Suggestion 2: Ensure interoperability with the 2020 Census
In the Second Order and Third Further Notice the Commission asks for comments about how to ensure the quality of the Fabric. While there was a mention of using 2020 Census data for quality control, interoperability with Census data didn’t make the final rules. Over the summer of 2021, the Census will release its detailed block level demographic data, including population, housing units, and households. This dataset is indispensable as reference data to the Fabric and new DODC program. It is critical that the Fabric’s locations include the Census block that contains them. This will allow the Census’s official counts of housing units and households to be compared to the Fabric, and the many population models based on Census block data to be compared against ongoing updates to the Fabric.
Likewise, it is important that the provider shapefiles use the same basemap/reference data and geocoding solution as the Fabric. CQA made this point to Congress. In the figure below, a hypothetical provider creates their access polygons by buffering street segments where they provide service. But since the provider only uses address, and doesn’t use the same geocoder as the Fabric, the shapefile they report (light green) doesn’t include the rooftop geocode from the Fabric (green dots).
This isn’t dissimilar from suggestion #1. Calculating the Homework Gap by associating the Fabric’s geocode of a location with the providers’ shapefiles, we’ve disassociated this important calculation from the Census block. It becomes very difficult — and inaccurate — to see whether an entire Census block has access to broadband. At a minimum, the FCC should aggregate the Fabric locations and the provider shapefiles at the block level, producing a similar dataset to the Form 477 data, and release that publicly.
Suggestion 3: Transparency is important to getting this big change right
This new Fabric will be the basis for billions of dollars in public funds to close the Homework Gap through RDOF and hopefully other programs, and deserves the same rigorous public scrutiny as any other Commission dataset — if not more. However, the Second Report and Order says the Fabric is likely to be subject to licensing agreements that will “limit the extent to which it will be made available” (para 85) and that it will not be subject to “routine public inspection”.
While the Commission hasn’t implemented the DODC process yet, a proprietary serviceable location dataset was used in the Rural Digital Opportunity Fund Auction.
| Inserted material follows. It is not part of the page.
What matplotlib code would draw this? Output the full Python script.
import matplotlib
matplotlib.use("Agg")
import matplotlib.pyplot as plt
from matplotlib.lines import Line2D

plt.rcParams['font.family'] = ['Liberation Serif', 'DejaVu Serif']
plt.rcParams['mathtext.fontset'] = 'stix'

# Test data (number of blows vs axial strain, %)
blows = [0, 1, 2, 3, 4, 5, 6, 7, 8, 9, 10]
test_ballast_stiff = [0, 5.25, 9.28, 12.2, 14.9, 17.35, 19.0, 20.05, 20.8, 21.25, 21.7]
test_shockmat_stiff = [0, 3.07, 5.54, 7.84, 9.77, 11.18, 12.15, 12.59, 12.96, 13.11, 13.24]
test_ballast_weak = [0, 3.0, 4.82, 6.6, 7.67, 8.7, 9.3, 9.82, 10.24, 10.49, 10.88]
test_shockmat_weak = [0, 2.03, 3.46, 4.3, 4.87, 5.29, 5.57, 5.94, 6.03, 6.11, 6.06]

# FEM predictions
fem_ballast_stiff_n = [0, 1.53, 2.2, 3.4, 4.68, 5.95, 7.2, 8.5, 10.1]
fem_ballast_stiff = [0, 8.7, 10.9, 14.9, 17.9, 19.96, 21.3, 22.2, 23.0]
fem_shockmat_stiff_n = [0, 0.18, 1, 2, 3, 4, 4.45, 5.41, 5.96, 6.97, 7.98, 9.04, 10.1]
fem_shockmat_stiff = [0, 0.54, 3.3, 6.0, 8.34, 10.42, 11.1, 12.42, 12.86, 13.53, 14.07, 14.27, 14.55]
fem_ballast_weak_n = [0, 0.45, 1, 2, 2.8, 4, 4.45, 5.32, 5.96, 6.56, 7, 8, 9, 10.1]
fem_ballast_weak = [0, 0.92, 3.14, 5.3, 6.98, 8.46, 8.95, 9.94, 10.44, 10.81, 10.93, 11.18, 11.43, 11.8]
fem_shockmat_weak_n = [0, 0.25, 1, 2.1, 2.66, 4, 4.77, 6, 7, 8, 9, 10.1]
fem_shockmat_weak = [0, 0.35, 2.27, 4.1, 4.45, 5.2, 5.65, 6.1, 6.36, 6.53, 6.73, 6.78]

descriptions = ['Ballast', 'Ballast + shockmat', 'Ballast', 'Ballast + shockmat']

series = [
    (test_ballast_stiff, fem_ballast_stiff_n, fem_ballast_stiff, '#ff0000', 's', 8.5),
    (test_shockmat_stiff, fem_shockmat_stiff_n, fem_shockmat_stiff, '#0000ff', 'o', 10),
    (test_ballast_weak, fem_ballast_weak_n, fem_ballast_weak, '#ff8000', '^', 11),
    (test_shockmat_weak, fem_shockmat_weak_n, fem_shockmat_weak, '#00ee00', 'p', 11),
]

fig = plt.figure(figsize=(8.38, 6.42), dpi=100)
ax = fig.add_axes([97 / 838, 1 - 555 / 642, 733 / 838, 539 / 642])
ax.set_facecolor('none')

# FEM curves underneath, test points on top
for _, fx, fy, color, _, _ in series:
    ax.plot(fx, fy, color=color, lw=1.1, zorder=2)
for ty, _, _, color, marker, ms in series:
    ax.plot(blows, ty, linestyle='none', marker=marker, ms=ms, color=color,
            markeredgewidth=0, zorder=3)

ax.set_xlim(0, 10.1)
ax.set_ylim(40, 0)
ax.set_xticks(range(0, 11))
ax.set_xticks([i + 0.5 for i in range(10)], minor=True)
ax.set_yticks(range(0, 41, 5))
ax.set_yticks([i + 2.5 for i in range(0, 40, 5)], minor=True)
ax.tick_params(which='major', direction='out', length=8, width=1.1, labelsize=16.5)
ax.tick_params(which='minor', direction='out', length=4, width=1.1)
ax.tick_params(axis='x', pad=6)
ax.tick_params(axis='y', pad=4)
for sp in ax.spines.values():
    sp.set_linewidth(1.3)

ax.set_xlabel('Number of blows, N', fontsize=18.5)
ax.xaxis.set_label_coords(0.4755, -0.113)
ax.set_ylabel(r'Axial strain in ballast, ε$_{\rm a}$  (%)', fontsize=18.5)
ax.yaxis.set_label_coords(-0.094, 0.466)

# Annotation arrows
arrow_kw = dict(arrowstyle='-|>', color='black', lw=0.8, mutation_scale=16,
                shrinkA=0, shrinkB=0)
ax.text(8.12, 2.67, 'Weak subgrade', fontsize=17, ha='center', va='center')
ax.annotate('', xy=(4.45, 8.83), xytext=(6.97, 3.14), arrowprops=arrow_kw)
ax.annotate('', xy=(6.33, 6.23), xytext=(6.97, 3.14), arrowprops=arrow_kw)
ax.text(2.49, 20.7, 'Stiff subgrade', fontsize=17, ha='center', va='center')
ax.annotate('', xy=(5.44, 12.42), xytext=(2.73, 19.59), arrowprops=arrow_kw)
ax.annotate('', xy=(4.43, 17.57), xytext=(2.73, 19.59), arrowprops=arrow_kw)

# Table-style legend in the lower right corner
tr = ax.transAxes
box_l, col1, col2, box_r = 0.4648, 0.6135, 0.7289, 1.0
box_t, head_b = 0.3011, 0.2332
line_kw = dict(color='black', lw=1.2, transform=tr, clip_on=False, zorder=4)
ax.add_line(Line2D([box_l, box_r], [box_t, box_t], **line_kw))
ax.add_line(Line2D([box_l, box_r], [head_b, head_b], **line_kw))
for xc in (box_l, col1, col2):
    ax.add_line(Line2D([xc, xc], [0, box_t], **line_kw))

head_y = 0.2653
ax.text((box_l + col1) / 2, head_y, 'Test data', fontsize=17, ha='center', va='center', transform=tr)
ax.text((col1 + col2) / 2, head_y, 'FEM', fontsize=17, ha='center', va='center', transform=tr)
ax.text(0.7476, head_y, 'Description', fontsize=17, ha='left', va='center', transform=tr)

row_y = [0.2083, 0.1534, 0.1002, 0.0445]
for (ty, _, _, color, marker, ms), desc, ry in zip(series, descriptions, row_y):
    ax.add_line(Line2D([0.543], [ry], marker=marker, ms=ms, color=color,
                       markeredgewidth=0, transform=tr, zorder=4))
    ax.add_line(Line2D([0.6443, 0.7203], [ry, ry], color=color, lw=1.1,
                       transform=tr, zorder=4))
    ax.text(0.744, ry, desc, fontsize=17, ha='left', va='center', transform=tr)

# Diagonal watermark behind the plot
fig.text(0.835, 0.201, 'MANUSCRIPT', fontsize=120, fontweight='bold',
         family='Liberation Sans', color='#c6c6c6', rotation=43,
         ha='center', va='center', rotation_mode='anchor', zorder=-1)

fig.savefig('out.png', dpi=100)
Free Press has raised questions about why road medians were funded in that auction, and I’ve speculated that there could be a problem in the underlying dataset that put eligible locations in those medians — but we don’t know because we don’t have access to the data.
USTelecom/Broadband Mapping Consortium offered that the dataset would be available in map form, but the public would not be able to download the dataset. That’s a start, and of course the FCC should do that. It might even answer what happened in the RDOF auction. But it won’t allow for the type of rigorous review that is necessary to compare the Form 477 data with the new Fabric.
In conclusion, the FCC deserves credit for moving quickly to improve its broadband maps so funding decisions are made with more accurate data. I offer these suggestions with the hope the FCC will use their power through the contracting and implementation process to ensure the final product is the accurate, granular, and verifiable dataset we all want to see.